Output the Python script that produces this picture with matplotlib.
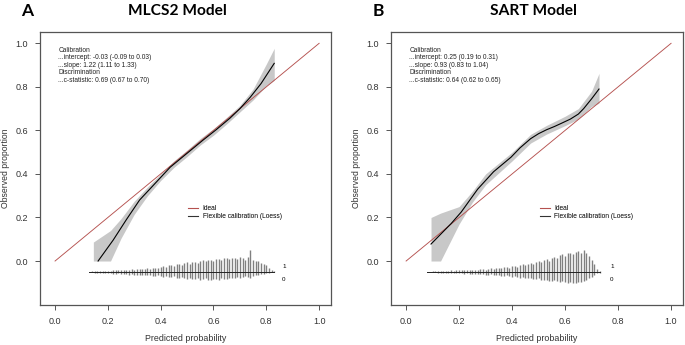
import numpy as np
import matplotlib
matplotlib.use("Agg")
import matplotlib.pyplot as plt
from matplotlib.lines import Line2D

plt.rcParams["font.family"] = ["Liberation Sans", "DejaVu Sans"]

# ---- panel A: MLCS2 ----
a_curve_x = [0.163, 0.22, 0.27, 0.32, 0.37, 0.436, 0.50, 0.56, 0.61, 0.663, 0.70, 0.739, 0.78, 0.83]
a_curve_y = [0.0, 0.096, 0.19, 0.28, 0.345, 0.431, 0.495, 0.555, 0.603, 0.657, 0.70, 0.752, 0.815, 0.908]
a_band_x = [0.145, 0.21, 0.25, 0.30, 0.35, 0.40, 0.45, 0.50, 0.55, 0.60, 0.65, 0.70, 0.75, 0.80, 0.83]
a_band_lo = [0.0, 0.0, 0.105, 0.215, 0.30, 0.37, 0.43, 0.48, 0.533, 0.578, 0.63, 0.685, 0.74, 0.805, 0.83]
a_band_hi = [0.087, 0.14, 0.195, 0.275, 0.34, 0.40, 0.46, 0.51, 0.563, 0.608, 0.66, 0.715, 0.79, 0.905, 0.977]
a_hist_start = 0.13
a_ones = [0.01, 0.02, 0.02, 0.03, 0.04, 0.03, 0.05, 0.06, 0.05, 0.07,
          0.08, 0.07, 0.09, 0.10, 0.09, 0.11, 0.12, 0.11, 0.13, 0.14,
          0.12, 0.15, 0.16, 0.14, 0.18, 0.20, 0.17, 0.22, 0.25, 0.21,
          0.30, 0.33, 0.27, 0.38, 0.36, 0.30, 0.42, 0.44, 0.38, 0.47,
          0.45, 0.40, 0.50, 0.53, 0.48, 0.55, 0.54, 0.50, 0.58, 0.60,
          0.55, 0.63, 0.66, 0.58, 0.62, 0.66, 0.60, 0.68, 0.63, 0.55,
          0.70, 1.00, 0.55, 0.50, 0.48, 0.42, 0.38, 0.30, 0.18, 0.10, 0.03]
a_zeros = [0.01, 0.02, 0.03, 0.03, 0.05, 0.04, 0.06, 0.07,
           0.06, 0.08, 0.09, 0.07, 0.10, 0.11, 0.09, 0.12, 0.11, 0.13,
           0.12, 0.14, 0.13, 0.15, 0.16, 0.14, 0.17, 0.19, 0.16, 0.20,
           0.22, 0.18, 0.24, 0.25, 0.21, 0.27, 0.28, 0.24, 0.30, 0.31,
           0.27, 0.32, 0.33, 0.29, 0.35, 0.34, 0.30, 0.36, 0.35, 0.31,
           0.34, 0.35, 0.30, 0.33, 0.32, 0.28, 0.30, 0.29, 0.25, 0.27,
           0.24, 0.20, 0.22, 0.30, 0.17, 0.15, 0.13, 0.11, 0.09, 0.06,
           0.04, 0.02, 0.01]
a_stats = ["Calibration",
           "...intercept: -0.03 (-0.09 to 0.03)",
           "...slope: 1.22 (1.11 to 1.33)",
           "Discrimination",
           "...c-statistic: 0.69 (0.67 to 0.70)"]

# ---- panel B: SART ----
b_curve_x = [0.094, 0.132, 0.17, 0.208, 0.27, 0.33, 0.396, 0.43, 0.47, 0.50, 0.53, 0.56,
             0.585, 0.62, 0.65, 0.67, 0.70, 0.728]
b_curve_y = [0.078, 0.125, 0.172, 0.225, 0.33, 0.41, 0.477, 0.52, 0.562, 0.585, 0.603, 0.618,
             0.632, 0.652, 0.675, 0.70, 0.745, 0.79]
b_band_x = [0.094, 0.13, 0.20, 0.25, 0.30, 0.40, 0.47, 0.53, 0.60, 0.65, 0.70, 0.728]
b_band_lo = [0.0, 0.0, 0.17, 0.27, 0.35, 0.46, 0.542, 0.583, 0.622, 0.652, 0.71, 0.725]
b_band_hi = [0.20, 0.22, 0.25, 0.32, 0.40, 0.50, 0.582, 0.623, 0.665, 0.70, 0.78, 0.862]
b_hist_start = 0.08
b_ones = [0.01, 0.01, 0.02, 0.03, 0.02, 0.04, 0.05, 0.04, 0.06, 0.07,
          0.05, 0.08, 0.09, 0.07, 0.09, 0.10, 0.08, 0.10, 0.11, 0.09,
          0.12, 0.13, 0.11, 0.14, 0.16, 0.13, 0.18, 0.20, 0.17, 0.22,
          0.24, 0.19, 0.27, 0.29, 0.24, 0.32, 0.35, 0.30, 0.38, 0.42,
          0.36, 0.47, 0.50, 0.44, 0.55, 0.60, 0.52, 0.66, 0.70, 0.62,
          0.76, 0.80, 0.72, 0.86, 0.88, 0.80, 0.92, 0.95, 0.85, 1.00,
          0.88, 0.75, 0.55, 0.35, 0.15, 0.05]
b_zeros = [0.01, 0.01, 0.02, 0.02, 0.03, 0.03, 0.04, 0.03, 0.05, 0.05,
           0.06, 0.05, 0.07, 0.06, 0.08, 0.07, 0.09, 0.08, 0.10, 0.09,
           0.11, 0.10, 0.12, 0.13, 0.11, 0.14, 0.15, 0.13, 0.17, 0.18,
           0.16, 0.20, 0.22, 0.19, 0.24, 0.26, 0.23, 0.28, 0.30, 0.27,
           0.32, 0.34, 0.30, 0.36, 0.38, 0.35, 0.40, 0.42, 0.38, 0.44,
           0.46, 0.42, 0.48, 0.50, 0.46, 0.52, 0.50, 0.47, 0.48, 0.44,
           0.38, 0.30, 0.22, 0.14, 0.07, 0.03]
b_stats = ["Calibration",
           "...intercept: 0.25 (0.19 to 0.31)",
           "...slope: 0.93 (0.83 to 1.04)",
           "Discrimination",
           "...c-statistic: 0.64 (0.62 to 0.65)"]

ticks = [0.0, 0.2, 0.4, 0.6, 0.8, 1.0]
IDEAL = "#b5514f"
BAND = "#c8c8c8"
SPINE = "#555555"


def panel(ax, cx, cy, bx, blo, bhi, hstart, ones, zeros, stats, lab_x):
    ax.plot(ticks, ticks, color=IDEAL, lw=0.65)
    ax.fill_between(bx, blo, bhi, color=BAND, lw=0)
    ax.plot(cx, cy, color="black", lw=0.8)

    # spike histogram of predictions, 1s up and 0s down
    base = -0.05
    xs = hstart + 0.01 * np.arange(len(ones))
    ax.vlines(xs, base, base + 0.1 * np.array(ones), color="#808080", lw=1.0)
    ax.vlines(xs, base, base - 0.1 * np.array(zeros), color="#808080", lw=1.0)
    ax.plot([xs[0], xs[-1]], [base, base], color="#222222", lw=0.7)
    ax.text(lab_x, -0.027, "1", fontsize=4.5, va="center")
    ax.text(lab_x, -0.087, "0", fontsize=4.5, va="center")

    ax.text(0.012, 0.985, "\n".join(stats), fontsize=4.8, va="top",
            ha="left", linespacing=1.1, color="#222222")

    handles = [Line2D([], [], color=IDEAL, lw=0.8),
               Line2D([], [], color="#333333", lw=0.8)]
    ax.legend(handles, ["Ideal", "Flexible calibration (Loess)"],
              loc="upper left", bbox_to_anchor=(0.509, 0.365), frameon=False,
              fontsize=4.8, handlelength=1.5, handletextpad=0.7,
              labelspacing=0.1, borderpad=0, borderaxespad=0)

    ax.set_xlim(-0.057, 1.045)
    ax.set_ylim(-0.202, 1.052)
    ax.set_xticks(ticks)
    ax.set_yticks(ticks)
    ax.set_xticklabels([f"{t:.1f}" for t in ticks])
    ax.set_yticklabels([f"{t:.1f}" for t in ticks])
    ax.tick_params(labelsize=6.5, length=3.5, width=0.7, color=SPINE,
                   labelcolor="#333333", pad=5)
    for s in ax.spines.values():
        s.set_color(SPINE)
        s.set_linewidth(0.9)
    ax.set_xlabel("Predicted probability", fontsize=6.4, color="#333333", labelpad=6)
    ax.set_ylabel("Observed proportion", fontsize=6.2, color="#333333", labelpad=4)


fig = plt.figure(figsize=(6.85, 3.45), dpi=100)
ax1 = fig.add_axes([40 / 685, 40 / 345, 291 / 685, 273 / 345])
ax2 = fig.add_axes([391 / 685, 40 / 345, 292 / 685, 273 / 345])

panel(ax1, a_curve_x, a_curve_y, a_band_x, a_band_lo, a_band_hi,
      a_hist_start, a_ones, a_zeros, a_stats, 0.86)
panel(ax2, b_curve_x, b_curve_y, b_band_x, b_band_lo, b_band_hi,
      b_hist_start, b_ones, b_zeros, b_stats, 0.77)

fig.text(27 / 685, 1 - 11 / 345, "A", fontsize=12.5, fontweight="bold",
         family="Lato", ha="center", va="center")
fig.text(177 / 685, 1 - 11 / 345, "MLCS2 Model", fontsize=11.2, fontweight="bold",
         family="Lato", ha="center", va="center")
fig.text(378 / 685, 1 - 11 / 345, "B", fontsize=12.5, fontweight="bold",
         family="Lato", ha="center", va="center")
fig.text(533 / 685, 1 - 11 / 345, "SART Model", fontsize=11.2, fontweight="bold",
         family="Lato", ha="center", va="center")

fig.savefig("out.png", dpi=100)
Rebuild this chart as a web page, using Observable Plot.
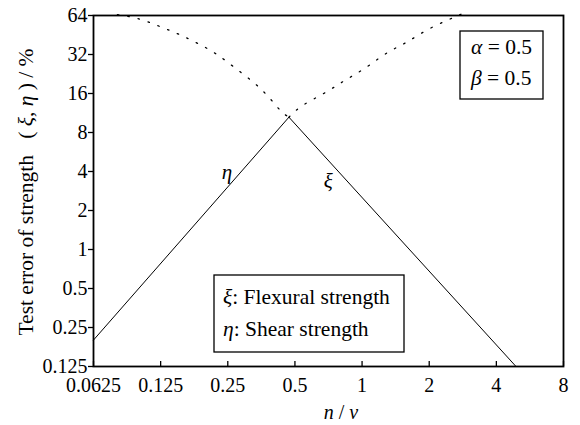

* What to do
Using the material above, gather every line that includes "matplotlib".

* Finished exercise
Output the Python script that produces this picture with matplotlib.
import matplotlib
matplotlib.use("Agg")
import matplotlib.pyplot as plt
from matplotlib.lines import Line2D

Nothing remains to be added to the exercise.